--- EXERCISE REQUIREMENTS ---
Skip all pictures. Write out the data below from its first line through the line that contains "1.19, 1.63, 2.31, 0.4, 1.59, 1.73, 2.89];".

--- Start SUPPLIED MATERIAL ---

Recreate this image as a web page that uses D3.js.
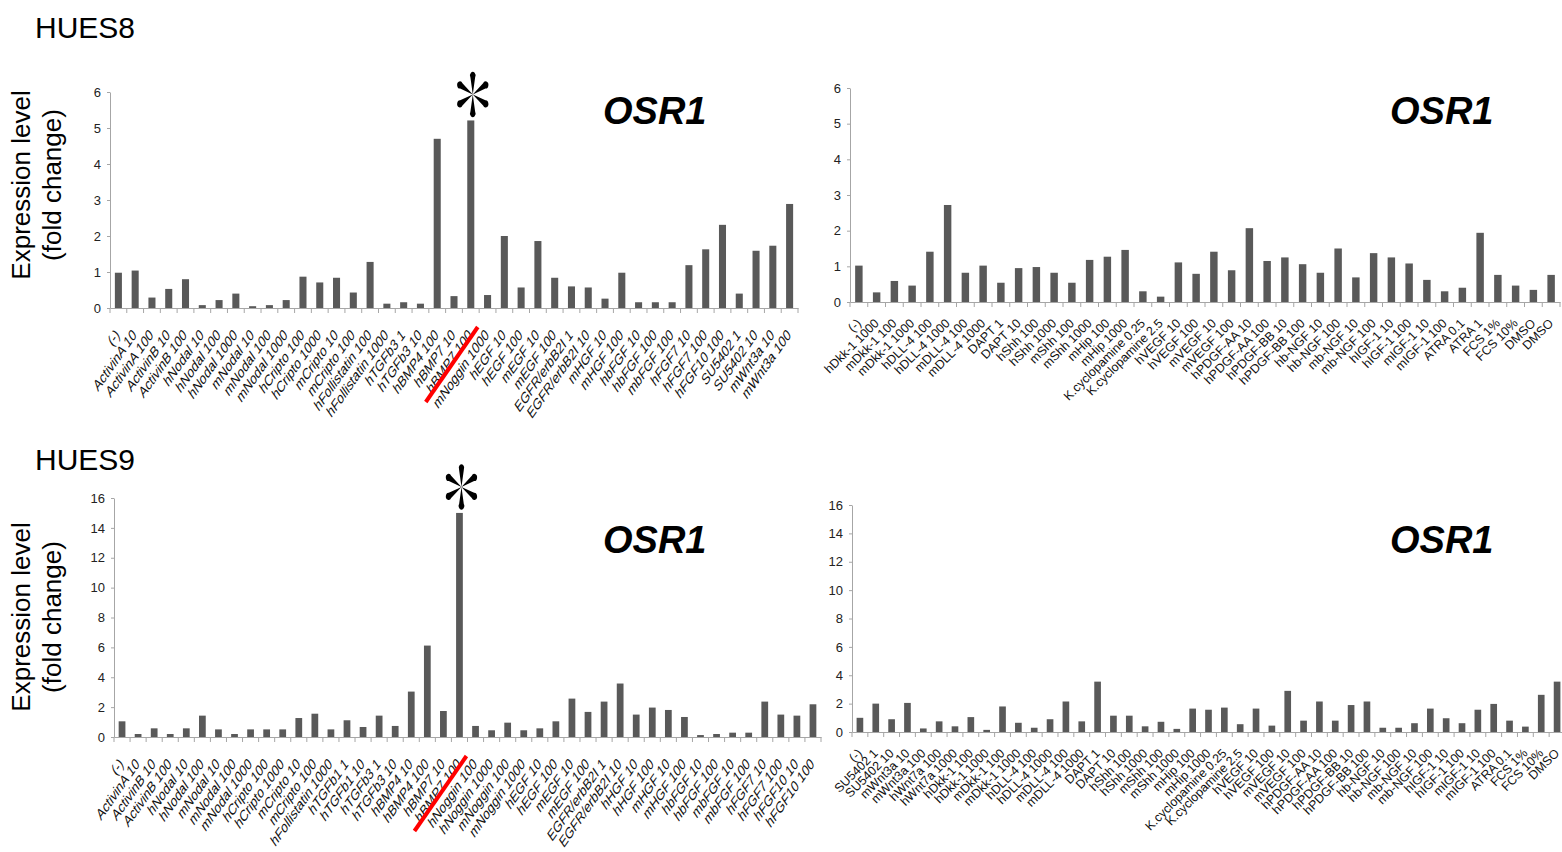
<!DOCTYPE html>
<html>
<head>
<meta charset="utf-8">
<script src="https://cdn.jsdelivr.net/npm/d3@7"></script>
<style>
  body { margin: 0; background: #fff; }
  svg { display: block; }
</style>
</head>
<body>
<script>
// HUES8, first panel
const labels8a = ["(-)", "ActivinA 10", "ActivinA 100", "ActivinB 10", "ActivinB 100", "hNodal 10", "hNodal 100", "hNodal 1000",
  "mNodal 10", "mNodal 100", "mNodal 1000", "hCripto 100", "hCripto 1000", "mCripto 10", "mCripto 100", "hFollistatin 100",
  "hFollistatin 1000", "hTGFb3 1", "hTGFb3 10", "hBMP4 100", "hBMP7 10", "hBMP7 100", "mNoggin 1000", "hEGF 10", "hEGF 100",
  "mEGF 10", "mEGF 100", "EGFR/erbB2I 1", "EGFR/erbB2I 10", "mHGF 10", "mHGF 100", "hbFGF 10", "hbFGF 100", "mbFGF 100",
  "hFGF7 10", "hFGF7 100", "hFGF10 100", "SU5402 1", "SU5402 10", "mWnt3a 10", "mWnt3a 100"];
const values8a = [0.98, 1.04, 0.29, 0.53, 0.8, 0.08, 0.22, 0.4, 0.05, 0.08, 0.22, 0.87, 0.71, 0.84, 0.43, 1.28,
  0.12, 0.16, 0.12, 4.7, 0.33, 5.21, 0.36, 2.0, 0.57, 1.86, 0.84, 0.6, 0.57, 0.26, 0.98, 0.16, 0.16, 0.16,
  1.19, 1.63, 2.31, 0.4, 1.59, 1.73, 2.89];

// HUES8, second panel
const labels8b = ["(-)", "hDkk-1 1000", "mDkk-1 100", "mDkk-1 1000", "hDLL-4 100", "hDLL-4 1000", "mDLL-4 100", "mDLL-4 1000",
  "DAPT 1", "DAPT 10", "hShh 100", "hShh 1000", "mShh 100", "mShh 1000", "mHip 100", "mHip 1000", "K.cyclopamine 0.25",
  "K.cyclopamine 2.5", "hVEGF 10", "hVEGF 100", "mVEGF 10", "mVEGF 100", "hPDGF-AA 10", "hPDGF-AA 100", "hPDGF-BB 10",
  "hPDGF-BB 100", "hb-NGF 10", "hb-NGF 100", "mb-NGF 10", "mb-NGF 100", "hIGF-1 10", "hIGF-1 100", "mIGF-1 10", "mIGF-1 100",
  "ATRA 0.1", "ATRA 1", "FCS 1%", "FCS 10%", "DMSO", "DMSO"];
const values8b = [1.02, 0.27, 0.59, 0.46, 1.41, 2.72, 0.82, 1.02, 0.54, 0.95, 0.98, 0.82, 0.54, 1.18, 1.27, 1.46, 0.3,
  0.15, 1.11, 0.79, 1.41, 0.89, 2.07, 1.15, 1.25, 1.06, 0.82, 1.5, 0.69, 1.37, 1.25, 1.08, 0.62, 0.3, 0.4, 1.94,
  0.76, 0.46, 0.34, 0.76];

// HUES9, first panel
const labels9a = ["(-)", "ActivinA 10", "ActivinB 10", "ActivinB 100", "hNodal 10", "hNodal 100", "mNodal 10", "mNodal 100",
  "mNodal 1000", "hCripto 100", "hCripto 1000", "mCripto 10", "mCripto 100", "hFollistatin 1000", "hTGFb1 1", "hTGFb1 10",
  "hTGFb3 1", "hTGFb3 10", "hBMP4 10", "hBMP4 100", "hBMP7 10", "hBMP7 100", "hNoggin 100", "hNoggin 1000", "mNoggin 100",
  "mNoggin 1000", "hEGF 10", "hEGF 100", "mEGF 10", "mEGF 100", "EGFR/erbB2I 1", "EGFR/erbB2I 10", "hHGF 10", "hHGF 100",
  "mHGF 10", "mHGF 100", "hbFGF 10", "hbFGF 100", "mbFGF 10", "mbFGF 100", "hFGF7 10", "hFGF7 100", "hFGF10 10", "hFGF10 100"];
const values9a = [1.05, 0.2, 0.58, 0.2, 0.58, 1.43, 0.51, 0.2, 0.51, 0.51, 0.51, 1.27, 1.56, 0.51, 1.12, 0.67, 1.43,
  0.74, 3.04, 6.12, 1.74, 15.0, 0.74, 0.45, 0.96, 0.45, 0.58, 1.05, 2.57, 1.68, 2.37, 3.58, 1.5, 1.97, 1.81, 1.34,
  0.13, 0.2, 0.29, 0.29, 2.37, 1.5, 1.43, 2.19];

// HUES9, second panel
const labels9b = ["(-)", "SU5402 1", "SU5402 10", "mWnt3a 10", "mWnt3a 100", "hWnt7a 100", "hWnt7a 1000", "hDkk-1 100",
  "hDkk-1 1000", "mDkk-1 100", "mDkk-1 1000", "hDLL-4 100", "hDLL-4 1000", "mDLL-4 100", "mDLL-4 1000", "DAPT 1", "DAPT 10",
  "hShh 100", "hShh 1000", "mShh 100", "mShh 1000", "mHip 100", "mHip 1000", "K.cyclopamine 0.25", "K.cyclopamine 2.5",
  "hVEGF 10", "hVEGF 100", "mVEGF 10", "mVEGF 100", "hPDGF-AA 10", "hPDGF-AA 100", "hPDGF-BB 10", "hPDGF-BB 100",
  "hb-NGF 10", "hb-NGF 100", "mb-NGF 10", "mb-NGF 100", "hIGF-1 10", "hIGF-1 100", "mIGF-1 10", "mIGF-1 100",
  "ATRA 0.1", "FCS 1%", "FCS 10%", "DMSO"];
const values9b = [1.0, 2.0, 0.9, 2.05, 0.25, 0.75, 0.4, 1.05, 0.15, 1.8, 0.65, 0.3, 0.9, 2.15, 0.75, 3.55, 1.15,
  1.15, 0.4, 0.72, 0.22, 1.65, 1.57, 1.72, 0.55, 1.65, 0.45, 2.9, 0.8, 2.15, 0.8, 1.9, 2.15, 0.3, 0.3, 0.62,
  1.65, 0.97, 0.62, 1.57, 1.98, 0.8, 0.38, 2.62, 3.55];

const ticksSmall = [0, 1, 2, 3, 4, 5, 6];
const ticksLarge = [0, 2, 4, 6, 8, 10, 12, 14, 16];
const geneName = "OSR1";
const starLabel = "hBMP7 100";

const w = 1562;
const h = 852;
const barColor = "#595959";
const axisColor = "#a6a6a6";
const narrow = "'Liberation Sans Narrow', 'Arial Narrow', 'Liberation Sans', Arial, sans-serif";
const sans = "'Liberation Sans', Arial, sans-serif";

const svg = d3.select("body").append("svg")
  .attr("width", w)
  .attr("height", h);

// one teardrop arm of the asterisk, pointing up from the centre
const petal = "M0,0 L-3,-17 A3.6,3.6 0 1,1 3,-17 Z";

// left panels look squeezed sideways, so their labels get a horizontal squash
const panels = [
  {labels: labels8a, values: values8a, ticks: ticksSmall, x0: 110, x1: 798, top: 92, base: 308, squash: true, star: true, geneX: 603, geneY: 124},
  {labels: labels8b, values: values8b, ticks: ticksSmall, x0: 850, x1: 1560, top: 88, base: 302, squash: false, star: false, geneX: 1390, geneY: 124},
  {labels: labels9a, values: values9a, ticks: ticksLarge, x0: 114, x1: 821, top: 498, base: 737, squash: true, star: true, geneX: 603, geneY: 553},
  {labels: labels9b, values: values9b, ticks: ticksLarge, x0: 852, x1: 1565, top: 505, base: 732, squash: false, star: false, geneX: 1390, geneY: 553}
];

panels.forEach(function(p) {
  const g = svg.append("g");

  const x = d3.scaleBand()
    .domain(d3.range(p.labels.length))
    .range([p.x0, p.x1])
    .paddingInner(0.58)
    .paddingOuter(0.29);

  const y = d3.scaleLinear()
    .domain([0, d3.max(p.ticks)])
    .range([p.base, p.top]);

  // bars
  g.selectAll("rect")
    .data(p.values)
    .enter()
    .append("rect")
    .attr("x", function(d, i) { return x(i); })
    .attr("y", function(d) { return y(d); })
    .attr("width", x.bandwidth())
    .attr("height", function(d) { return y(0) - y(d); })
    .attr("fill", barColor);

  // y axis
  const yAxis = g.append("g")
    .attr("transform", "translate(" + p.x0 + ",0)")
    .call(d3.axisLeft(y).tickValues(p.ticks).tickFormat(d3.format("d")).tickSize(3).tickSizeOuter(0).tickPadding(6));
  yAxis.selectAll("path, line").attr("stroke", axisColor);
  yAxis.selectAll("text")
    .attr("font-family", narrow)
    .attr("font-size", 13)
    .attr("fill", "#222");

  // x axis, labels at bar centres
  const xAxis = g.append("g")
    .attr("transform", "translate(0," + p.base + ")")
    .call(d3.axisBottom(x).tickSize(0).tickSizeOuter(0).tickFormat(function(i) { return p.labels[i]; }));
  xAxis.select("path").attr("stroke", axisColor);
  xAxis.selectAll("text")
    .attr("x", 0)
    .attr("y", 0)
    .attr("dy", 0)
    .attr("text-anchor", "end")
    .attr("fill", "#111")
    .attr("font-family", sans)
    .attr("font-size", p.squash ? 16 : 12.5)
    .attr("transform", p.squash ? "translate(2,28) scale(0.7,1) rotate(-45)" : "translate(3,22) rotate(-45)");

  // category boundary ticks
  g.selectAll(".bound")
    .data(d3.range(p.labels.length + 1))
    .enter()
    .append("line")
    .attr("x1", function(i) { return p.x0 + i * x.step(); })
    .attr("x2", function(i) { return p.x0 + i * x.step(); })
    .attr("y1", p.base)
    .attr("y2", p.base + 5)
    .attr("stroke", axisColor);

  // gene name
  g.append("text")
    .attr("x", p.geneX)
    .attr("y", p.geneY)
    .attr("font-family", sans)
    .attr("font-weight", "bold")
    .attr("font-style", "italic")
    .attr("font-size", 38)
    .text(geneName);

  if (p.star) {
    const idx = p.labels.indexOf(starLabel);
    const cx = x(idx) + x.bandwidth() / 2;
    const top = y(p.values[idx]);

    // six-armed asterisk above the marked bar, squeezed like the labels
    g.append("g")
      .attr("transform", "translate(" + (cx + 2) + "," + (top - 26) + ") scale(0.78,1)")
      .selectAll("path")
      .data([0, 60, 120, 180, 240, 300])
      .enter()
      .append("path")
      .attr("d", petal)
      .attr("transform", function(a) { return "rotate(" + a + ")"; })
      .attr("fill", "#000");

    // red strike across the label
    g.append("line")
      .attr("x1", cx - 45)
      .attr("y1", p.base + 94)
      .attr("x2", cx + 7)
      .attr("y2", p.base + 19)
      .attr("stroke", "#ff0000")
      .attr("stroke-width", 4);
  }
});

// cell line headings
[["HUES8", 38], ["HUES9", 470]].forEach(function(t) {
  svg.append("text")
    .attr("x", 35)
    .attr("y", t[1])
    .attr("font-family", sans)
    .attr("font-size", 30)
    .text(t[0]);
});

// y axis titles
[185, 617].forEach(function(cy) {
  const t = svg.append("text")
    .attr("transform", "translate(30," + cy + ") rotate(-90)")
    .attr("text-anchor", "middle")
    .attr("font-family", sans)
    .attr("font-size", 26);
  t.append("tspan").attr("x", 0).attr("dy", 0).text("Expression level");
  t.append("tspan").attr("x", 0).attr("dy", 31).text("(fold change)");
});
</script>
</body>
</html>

--- End SUPPLIED MATERIAL ---

--- SOLUTION BELOW ---
Recreate this image as a web page that uses D3.js.
<!DOCTYPE html>
<html>
<head>
<meta charset="utf-8">
<script src="https://cdn.jsdelivr.net/npm/d3@7"></script>
<style>
  body { margin: 0; background: #fff; }
  svg { display: block; }
</style>
</head>
<body>
<script>
// HUES8, first panel
const labels8a = ["(-)", "ActivinA 10", "ActivinA 100", "ActivinB 10", "ActivinB 100", "hNodal 10", "hNodal 100", "hNodal 1000",
  "mNodal 10", "mNodal 100", "mNodal 1000", "hCripto 100", "hCripto 1000", "mCripto 10", "mCripto 100", "hFollistatin 100",
  "hFollistatin 1000", "hTGFb3 1", "hTGFb3 10", "hBMP4 100", "hBMP7 10", "hBMP7 100", "mNoggin 1000", "hEGF 10", "hEGF 100",
  "mEGF 10", "mEGF 100", "EGFR/erbB2I 1", "EGFR/erbB2I 10", "mHGF 10", "mHGF 100", "hbFGF 10", "hbFGF 100", "mbFGF 100",
  "hFGF7 10", "hFGF7 100", "hFGF10 100", "SU5402 1", "SU5402 10", "mWnt3a 10", "mWnt3a 100"];
const values8a = [0.98, 1.04, 0.29, 0.53, 0.8, 0.08, 0.22, 0.4, 0.05, 0.08, 0.22, 0.87, 0.71, 0.84, 0.43, 1.28,
  0.12, 0.16, 0.12, 4.7, 0.33, 5.21, 0.36, 2.0, 0.57, 1.86, 0.84, 0.6, 0.57, 0.26, 0.98, 0.16, 0.16, 0.16,
  1.19, 1.63, 2.31, 0.4, 1.59, 1.73, 2.89];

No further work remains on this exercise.